### WHAT TO PRODUCE
Starting at the first line of the listing below, repeat each line up to and including the one containing "const values2010 = [87.73, 41.76, 12.47, 33.04];". Leave out pictures.

--------------------

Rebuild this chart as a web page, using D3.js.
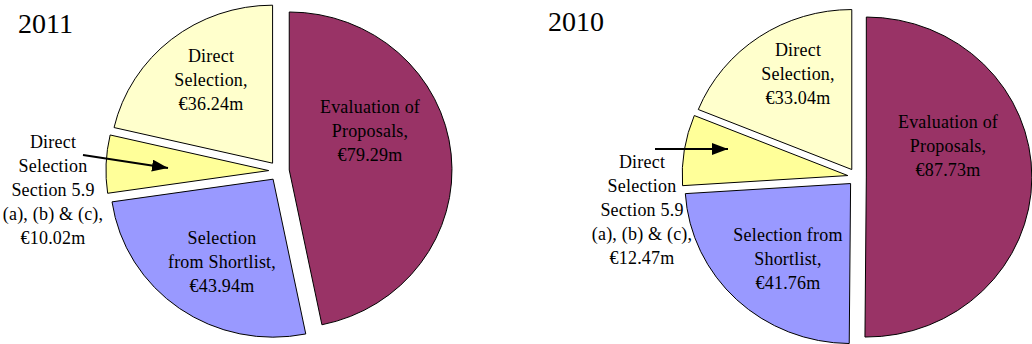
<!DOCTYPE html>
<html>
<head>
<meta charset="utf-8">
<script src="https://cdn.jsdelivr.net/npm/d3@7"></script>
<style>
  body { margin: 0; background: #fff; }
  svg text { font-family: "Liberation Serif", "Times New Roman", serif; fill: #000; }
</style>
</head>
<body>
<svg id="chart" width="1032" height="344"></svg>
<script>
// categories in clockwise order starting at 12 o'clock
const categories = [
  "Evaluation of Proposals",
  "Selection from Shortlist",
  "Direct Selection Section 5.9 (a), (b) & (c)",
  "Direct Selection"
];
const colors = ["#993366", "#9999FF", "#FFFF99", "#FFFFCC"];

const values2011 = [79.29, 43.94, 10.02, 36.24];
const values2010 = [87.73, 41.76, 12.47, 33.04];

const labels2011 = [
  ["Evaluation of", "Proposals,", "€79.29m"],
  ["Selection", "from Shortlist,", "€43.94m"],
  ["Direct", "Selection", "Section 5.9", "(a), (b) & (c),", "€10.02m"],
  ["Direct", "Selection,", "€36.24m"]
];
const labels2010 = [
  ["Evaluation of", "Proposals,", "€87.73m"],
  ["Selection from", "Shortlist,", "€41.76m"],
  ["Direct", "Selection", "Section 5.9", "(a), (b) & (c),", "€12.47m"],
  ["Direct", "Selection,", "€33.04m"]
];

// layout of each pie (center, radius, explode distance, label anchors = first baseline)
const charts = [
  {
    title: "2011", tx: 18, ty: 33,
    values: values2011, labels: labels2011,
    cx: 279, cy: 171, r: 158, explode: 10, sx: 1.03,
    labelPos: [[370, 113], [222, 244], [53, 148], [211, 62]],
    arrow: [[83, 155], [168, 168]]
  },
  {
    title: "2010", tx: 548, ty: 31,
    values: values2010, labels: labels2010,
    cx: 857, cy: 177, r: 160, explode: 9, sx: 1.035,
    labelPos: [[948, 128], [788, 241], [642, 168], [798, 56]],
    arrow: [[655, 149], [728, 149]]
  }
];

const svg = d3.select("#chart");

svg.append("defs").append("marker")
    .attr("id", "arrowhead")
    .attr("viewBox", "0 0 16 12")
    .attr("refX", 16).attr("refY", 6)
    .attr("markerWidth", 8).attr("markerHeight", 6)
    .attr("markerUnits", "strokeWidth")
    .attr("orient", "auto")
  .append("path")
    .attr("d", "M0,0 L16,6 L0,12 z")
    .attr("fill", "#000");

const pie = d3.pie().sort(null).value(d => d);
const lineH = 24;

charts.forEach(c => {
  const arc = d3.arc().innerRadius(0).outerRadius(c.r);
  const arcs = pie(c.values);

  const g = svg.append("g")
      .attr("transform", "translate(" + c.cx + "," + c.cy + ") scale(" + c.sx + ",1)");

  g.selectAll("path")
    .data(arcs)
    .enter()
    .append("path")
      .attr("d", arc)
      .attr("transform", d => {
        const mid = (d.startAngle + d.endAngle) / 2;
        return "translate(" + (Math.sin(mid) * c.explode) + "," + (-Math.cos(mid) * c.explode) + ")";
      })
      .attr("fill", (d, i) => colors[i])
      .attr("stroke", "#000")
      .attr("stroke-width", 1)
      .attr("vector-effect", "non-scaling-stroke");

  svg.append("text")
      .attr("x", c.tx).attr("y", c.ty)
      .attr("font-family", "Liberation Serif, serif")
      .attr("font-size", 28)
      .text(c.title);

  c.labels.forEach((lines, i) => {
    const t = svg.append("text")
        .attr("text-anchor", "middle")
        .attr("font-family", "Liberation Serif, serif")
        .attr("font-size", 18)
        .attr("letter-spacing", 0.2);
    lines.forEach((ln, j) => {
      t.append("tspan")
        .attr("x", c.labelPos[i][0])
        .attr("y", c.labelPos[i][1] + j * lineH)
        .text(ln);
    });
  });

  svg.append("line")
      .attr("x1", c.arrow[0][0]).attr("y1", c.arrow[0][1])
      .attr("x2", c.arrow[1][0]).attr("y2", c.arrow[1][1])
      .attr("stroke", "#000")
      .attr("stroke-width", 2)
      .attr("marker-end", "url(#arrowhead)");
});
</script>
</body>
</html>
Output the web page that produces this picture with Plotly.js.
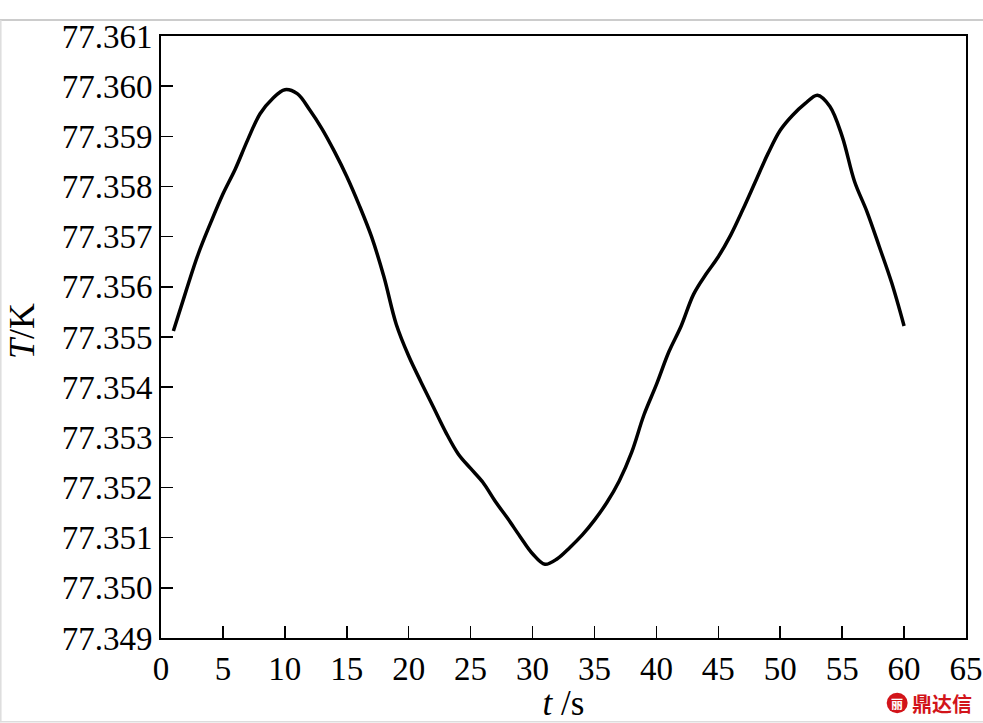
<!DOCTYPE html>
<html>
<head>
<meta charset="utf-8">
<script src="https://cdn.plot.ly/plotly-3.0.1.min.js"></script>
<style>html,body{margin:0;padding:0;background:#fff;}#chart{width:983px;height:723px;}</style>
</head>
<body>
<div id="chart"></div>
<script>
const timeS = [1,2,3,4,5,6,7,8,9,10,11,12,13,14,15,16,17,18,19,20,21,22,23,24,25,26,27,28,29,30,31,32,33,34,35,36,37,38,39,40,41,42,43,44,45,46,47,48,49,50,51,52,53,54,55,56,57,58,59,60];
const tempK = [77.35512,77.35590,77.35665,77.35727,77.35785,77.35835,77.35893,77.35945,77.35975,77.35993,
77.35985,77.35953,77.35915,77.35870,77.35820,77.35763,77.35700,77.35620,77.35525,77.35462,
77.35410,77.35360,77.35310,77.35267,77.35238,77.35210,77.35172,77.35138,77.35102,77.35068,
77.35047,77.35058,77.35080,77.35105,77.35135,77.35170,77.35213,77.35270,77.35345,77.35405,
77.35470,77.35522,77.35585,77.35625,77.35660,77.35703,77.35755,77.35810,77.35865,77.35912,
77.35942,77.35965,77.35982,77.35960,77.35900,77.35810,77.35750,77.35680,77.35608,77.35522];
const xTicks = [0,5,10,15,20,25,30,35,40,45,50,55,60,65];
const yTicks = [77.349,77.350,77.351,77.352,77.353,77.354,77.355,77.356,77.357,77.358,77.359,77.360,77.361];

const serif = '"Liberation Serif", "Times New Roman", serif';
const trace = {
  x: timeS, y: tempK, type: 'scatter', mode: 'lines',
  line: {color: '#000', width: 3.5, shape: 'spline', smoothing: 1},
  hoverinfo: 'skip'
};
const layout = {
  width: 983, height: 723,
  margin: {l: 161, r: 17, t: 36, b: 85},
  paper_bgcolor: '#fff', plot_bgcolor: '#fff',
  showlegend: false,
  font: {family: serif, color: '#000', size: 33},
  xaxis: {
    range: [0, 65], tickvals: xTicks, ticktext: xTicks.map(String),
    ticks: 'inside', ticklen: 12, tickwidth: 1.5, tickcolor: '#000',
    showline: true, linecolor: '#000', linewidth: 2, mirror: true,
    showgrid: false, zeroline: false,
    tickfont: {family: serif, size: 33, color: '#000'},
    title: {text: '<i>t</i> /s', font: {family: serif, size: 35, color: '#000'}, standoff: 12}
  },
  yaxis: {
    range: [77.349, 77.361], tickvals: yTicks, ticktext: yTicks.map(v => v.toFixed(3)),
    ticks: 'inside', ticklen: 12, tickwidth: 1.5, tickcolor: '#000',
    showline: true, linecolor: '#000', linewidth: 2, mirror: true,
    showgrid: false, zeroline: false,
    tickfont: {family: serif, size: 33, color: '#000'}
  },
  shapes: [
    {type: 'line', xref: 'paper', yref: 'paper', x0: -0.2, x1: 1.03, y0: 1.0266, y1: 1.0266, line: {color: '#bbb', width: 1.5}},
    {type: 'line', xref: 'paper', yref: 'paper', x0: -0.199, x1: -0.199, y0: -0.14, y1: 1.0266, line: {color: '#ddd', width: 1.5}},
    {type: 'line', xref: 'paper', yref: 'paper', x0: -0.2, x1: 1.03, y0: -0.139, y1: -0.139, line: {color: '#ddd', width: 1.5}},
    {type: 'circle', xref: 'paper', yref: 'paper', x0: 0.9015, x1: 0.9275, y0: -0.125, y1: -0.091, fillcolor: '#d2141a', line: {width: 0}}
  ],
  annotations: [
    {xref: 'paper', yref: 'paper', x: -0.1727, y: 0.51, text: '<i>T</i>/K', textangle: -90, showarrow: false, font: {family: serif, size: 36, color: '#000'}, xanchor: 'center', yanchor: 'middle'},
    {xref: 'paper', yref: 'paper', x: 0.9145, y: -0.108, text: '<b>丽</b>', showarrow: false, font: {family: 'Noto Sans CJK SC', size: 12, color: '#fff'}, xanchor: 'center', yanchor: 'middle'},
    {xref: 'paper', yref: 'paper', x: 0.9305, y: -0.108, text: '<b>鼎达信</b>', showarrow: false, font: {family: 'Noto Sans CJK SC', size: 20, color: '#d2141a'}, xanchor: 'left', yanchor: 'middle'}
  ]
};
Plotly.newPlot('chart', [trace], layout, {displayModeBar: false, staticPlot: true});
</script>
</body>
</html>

--------------------

### SOLUTION TO THIS TASK
Rebuild this chart as a web page, using D3.js.
<!DOCTYPE html>
<html>
<head>
<meta charset="utf-8">
<script src="https://cdn.jsdelivr.net/npm/d3@7"></script>
<style>
  body { margin: 0; background: #fff; }
  svg text { font-family: "Liberation Serif", "Times New Roman", serif; fill: #000; }
</style>
</head>
<body>
<svg id="chart" width="1032" height="344"></svg>
<script>
// categories in clockwise order starting at 12 o'clock
const categories = [
  "Evaluation of Proposals",
  "Selection from Shortlist",
  "Direct Selection Section 5.9 (a), (b) & (c)",
  "Direct Selection"
];
const colors = ["#993366", "#9999FF", "#FFFF99", "#FFFFCC"];

const values2011 = [79.29, 43.94, 10.02, 36.24];
const values2010 = [87.73, 41.76, 12.47, 33.04];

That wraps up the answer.